TEMPO.CO , Jakarta: Menteri Keuangan, Chatib Basri memperkirakan adanya Peraturan Menteri Keuangan (PMK) tentang bea keluar progresif untuk mineral ekspor diperkirakan menurunkan defisit neraca perdagangan yang awalnya diprediksi mencapai sebesar US$ 9,1 miliar pada tahun ini.
Menurut Chatib, kategori mineral ekspor dibedakan menjadi dua, yaitu diolah dan tidak. Untuk mineral ekspor yang sudah diolah diperkirakan hanya mendatangkan penerimaan sebesar US$ 4,1 miliar pada tahun ini. Sedangkan dari mineral yang tak diolah seharusnya US$ 5,2 miliar. "Namun karena ada PMK, jadi dari pos mineral yang tak diolah kurang dari itu. Artinya potensi defisit juga berkurang," kata Chatib di kantornya, Senin, 13 Januari 2014.

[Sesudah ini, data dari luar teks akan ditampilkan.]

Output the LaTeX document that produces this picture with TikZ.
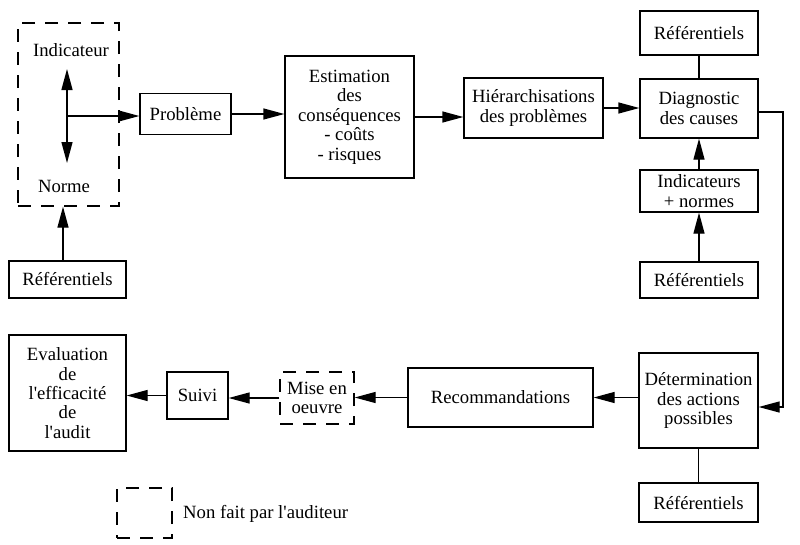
\documentclass[tikz,border=0pt]{standalone}
\usepackage{fontspec}
\setmainfont{Liberation Serif}
\usetikzlibrary{arrows.meta}
\begin{document}
\begin{tikzpicture}[x=1pt,y=-1pt,
  box/.style={draw, line width=1.3pt, inner sep=0pt, align=center, font=\fontsize{18.7}{19.4}\selectfont},
  dbox/.style={box, dash pattern=on 13pt off 10pt},
  arr/.style={line width=1.3pt, -{Triangle[length=21pt,width=11pt]}},
  ln/.style={line width=1.3pt},
  txt/.style={inner sep=0pt, align=center, font=\fontsize{18.7}{19.4}\selectfont}]
\useasboundingbox (0,0) rectangle (800,544);
% left dashed group
\node[dbox, minimum width=101, minimum height=183] (dg) at (68.5,114.5) {};
\node[txt] (ind) at (71,50) {Indicateur};
\node[txt] (norme) at (64,186) {Norme};
\coordinate (X) at (67,116);
\coordinate (up) at (67,69);
\coordinate (dn) at (67,163);
\node[box, minimum width=117, minimum height=37] (refL) at (67.5,279.5) {Référentiels};
% top row
\node[box, minimum width=91, minimum height=41] (prob) at (185.5,114) {Problème};
\node[box, minimum width=129, minimum height=122] (est) at (349.5,117) {Estimation\\des\\conséquences\\- coûts\\- risques};
\node[box, minimum width=139, minimum height=60] (hier) at (533.5,108) {Hiérarchisations\\des problèmes};
\node[box, minimum width=118, minimum height=59] (diag) at (699,108.5) {Diagnostic\\des causes};
\node[box, minimum width=118, minimum height=44] (ref1) at (699,33) {Référentiels};
\node[box, minimum width=118, minimum height=42] (indic) at (699,191) {Indicateurs\\+ normes};
\node[box, minimum width=118, minimum height=36] (ref2) at (699,280) {Référentiels};
% bottom row
\node[box, minimum width=119, minimum height=95] (det) at (698.5,400.5) {Détermination\\des actions\\possibles};
\node[box, minimum width=119, minimum height=39] (ref3) at (698.5,502.5) {Référentiels};
\node[box, minimum width=185, minimum height=59] (rec) at (500.5,397.5) {Recommandations};
\node[dbox, minimum width=74, minimum height=52] (mise) at (317,398) {Mise en\\oeuvre};
\node[box, minimum width=61, minimum height=47] (suivi) at (197.5,395.5) {Suivi};
\node[box, minimum width=117, minimum height=116] (eval) at (67.5,393) {Evaluation\\de\\l\textquotesingle efficacité\\de\\l\textquotesingle audit};
% legend
\node[dbox, minimum width=55, minimum height=50] (leg) at (144.5,513) {};
\node[txt, anchor=west] (legt) at (183,514) {Non fait par l\textquotesingle auditeur};
% connectors
\draw[arr] (X) -- (up);
\draw[arr] (X) -- (dn);
\draw[arr] (X) -- (X -| prob.west);
\draw[arr] ([xshift=-4.5pt]refL.north) -- ([xshift=-4.5pt]refL.north |- dg.south);
\draw[arr] (prob.east) -- (prob.east -| est.west);
\draw[arr] (est.east) -- (est.east -| hier.west);
\draw[arr] (hier.east) -- (hier.east -| diag.west);
\draw[ln] (ref1.south) -- (diag.north);
\draw[arr] (indic.north) -- (diag.south);
\draw[arr] (ref2.north) -- (indic.south);
\coordinate (c1) at (783,112);
\draw[arr] ([yshift=-3.5pt]diag.east) -- (c1) |- ([yshift=-6.5pt]det.east);
\draw[arr] (det.west |- rec.east) -- (rec.east);
\draw[ln] (det.south) -- (ref3.north);
\draw[arr] (rec.west) -- (rec.west -| mise.east);
\draw[arr] (mise.west) -- (mise.west -| suivi.east);
\draw[arr] (suivi.west) -- (suivi.west -| eval.east);
\end{tikzpicture}
\end{document}
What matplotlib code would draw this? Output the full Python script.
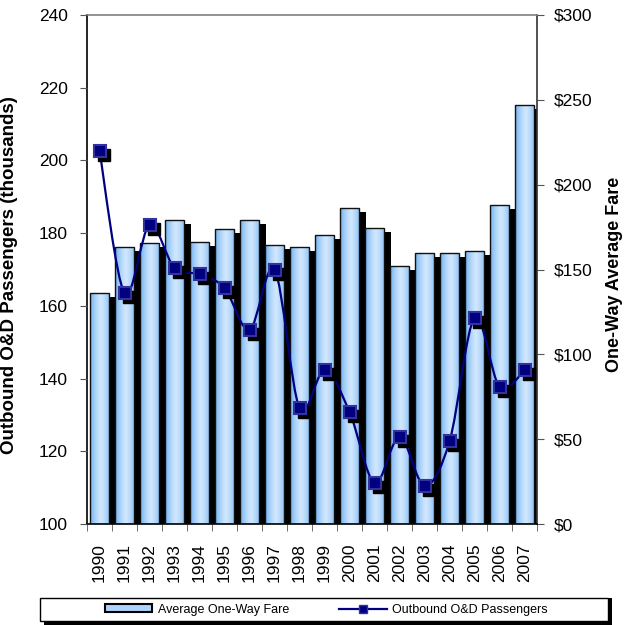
import numpy as np
import matplotlib
matplotlib.use("Agg")
import matplotlib.pyplot as plt
import matplotlib.transforms as mtransforms
from matplotlib.path import Path
from matplotlib.patches import PathPatch, Rectangle, Patch
from matplotlib.lines import Line2D
from matplotlib.colors import to_rgb

plt.rcParams['font.family'] = ['Liberation Sans', 'DejaVu Sans']

# data
years = ['1990', '1991', '1992', '1993', '1994', '1995', '1996', '1997', '1998',
         '1999', '2000', '2001', '2002', '2003', '2004', '2005', '2006', '2007']
fare = [136, 163, 165.5, 179, 166, 174, 179, 164.5, 163,
        170.5, 186, 174.5, 152, 159.5, 159.5, 161, 188, 247]
passengers = [202.6, 163.5, 182.2, 170.4, 168.7, 164.9, 153.4, 169.9, 131.9,
              142.4, 130.8, 111.3, 124.0, 110.5, 122.8, 156.7, 137.7, 142.4]
fare_ticks = [0, 50, 100, 150, 200, 250, 300]
pass_ticks = [100, 120, 140, 160, 180, 200, 220, 240]

x = np.arange(len(years))

fig = plt.figure(figsize=(6.26, 6.25), dpi=100)
ax = fig.add_axes([0.139, 0.1616, 0.719, 0.8144])   # bars, fare scale (right)
ax2 = ax.twinx()                                     # line, passengers (left)

# bar shadows
shadow_tr = mtransforms.offset_copy(ax.transData, fig=fig, x=7, y=-4, units='dots')
ax.bar(x, fare, width=0.76, color='black', transform=shadow_tr, zorder=1)

# gradient bars
edge = np.array(to_rgb('#7bb7f2'))
mid = np.array(to_rgb('#d0e7fe'))
t = np.linspace(0, 1, 64)
w = 1 - np.abs(2 * t - 1.1) ** 1.4
w = np.clip(w, 0, 1)
grad = (edge[None, :] + (mid - edge)[None, :] * w[:, None])[None, :, :]

bars = ax.bar(x, fare, width=0.76, facecolor='none', edgecolor='#111111',
              linewidth=1.0, zorder=3)
for b in bars:
    im = ax.imshow(grad, extent=[b.get_x(), b.get_x() + b.get_width(), 0, b.get_height()],
                   aspect='auto', zorder=2, interpolation='bilinear')
    im.set_clip_path(b)

ax.set_xlim(-0.5, len(years) - 0.5)
ax.set_ylim(0, 300)
ax2.set_ylim(100, 240)

# smoothed line (bezier through the points)
pts = np.column_stack([x, passengers]).astype(float)
n = len(pts)
verts = [pts[0]]
codes = [Path.MOVETO]
for i in range(n - 1):
    p0 = pts[i - 1] if i > 0 else pts[i]
    p1 = pts[i]
    p2 = pts[i + 1]
    p3 = pts[i + 2] if i + 2 < n else pts[i + 1]
    verts += [p1 + (p2 - p0) / 6, p2 - (p3 - p1) / 6, p2]
    codes += [Path.CURVE4] * 3
ax2.add_patch(PathPatch(Path(verts, codes), facecolor='none', edgecolor='#000080',
                        lw=1.6, zorder=4))

mshadow_tr = mtransforms.offset_copy(ax2.transData, fig=fig, x=4, y=-4, units='dots')
ax2.plot(x, passengers, ls='none', marker='s', ms=8.5, color='black',
         transform=mshadow_tr, zorder=5)
ax2.plot(x, passengers, ls='none', marker='s', ms=8.5, mfc='#000080',
         mec='#33339f', mew=1.5, zorder=6)

# axes sides: fare on right, passengers on left
ax.yaxis.tick_right()
ax.yaxis.set_label_position('right')
ax2.yaxis.tick_left()
ax2.yaxis.set_label_position('left')

ax.set_yticks(fare_ticks)
ax.set_yticklabels(['$%d' % v for v in fare_ticks], fontsize=12.5)
ax.tick_params(axis='y', direction='out', length=5, pad=7, color='#555555')
ax2.set_yticks(pass_ticks)
ax2.set_yticklabels([str(v) for v in pass_ticks], fontsize=12.5)
ax2.tick_params(axis='y', direction='out', length=5, pad=9, color='#555555')

ax.set_xticks(x)
ax.set_xticklabels(years, rotation=90, fontsize=12.5)
ax.tick_params(axis='x', which='major', length=0, pad=14)
ax.set_xticks(np.arange(-0.5, len(years), 1), minor=True)
ax.tick_params(axis='x', which='minor', direction='out', length=5, color='#555555')

for s in ax2.spines.values():
    s.set_visible(False)
ax.spines['top'].set_color('#808080')
ax.spines['left'].set_color('black')
ax.spines['right'].set_color('#333333')
ax.spines['bottom'].set_color('black')
for s in ax.spines.values():
    s.set_linewidth(1.2)

ax2.set_ylabel('Outbound O&D Passengers (thousands)', fontsize=13.5, fontweight='bold')
ax2.yaxis.set_label_coords(-0.153, 0.49)
ax.set_ylabel('One-Way Average Fare', fontsize=13, fontweight='bold')
ax.yaxis.set_label_coords(1.153, 0.49)

# legend box with shadow
fig.patches.append(Rectangle((40 / 626 + 0.007, 0.0), 568 / 626, 0.043,
                             transform=fig.transFigure, facecolor='black',
                             edgecolor='none', zorder=0))
fig.patches.append(Rectangle((40 / 626, 0.006), 568 / 626, 0.037,
                             transform=fig.transFigure, facecolor='white',
                             edgecolor='black', lw=1.0, zorder=1))
handles = [Patch(facecolor='#acd4fc', edgecolor='black', lw=1.5),
           Line2D([], [], color='#000080', lw=1.6, marker='s', ms=6,
                  mfc='#000080', mec='#33339f')]
fig.legend(handles, ['Average One-Way Fare', 'Outbound O&D Passengers'],
           loc='center', bbox_to_anchor=(0.5216, 0.0245), ncol=2, frameon=False,
           fontsize=9, handlelength=3.8, handleheight=0.6, columnspacing=4.0,
           handletextpad=0.45)

fig.savefig('out.png', dpi=100)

Adapun perhitungan US$ 9,1 miliar berasal dari kemungkinan defisit pajak ekspor mineral minus US$ 1,1 miliar yang ditimbulkan dari pengurangan US$ 5,2 miliar dengan US$ 4,1 miliar. Potensi defisit US$ 1,1 miliar tersebut ditambah dengan perkiraan biaya impor bahan dan peralatan untuk pengolahan mineral sebesar US$ 8 miliar.

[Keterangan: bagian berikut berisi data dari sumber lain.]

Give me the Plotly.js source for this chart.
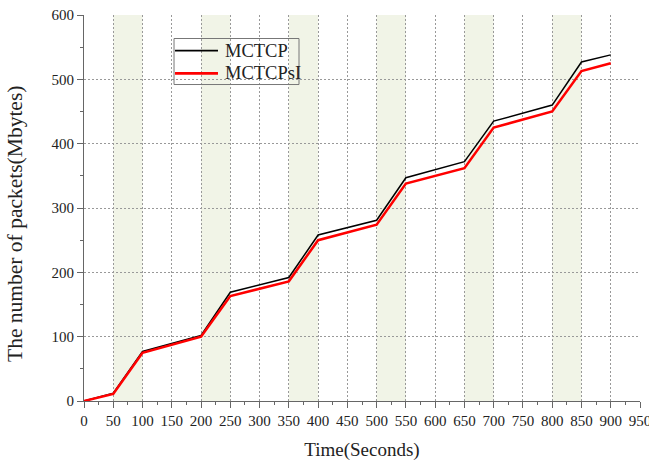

Pada tanggal 11 Januari 2014, Menteri Keuangan menandatangani peraturan tentang bea keluar mineral progresif berkaitan dengan diberlakukannya UU Minerba (Pertambangan Mineral dan Batubara). Mulai 2017, jika tak ditaati, akan dikenakan bea keluar sebesar 60 persen. Penerapan bea keluar tersebut dilakukan bertahap mulai dari 20 hingga 60 persen.

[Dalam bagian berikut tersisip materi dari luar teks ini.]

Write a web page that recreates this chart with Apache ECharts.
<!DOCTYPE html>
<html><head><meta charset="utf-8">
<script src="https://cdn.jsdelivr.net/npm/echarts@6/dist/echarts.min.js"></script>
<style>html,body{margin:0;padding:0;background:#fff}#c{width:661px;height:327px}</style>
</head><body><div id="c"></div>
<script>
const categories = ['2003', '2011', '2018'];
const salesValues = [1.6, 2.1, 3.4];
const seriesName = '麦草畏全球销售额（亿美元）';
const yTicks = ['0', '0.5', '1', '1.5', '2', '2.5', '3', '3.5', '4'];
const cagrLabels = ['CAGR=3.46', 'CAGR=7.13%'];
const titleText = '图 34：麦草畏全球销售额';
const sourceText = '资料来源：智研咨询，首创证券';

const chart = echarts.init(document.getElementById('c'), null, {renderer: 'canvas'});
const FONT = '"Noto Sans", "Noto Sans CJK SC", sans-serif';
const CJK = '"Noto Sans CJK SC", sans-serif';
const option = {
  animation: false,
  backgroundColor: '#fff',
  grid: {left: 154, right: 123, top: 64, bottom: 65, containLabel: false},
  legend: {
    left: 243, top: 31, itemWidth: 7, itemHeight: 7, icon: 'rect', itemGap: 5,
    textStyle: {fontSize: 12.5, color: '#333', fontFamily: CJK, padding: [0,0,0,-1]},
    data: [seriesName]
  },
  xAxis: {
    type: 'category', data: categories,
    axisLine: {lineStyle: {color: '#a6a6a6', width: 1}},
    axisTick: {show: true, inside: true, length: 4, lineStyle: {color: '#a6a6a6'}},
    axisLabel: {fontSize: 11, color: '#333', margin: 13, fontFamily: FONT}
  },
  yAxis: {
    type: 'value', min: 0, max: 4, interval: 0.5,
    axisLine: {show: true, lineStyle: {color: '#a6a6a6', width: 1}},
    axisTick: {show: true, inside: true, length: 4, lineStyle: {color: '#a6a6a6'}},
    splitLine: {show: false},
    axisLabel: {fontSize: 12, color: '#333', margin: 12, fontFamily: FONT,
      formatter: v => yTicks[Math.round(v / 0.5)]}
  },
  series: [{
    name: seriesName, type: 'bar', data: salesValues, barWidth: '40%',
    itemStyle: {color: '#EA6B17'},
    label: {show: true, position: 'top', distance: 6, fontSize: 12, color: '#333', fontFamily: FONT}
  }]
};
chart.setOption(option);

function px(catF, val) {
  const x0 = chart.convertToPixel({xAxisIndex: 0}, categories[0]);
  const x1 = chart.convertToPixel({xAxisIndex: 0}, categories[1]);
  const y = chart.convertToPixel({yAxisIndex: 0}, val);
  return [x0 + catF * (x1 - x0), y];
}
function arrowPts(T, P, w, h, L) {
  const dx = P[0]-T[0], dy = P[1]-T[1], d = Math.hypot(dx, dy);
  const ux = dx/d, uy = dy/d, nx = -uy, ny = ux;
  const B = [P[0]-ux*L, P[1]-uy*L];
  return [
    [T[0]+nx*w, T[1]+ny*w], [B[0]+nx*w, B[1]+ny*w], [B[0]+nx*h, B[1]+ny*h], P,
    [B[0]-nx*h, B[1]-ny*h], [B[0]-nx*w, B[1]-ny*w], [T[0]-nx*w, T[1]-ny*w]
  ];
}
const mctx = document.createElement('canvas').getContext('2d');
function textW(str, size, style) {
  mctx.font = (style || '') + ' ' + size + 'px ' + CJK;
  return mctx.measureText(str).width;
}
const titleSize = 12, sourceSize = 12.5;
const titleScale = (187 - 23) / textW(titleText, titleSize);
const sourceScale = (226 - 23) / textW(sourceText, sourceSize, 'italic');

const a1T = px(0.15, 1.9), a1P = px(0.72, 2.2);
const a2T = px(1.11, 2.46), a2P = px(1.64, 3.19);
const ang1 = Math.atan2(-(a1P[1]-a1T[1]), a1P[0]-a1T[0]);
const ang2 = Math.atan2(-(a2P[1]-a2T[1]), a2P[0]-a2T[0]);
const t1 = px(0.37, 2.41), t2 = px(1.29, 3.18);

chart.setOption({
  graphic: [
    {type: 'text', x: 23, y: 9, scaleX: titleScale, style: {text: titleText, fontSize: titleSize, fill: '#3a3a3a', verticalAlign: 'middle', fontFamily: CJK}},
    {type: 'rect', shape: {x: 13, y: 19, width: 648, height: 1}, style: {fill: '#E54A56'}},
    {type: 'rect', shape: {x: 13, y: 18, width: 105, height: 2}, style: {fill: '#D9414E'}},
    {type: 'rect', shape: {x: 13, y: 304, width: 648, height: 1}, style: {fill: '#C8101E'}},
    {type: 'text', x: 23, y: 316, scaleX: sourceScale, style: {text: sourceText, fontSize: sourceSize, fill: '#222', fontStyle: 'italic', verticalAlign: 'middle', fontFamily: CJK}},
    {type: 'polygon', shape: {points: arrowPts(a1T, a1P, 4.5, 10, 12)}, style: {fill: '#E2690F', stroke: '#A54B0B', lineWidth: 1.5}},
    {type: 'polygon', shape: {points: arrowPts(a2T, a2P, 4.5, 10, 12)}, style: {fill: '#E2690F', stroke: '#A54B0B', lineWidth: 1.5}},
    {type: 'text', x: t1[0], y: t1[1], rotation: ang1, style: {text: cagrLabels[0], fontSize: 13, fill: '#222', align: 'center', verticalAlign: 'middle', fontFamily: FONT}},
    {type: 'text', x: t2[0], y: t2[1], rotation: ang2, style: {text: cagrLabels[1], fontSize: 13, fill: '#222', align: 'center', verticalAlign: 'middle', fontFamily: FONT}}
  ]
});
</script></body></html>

Chatib membantah bahwa penerbitan PMK tersebut merupakan upaya pelonggaran. Menurut dia, secara mendasar, adanya PMK tersebut tak mengubah larangan ekspor mineral mentah. "Tetap tak boleh ekspor, konsep utamanya adalah pemurnian, serta menggunakan pertimbangannya pasar dan profit margin," kata dia.
Penerapan UU Pertambangan Mineral dan Batubara, kata Chatib, secara jangka pendek memang akan berimbas pada meningkatnya defisit neraca perdagangan. Namun dalam jangka panjang, akan berimbas positif bagi Indonesia dengan banyaknya investor yang masuk.
Menurut Chatib, dengan dilarangnya ekspor mineral mentah, maka otomatis hanya akan dijual di dalam negeri yang memiliki permintaan lebih kecil. "Akibatnya harganya jadi anjlok. Di sisi lain permintaan luar negeri meningkat, sedangkan ketersediaan menurun," kata Chatib. Apalagi kata dia, Indonesia merupakan salah satu pengekspor terbesar mineral mentah.Dengan asumsi tersebut maka diperkirakan para investor akan berbondong-bondong datang ke Indonesia.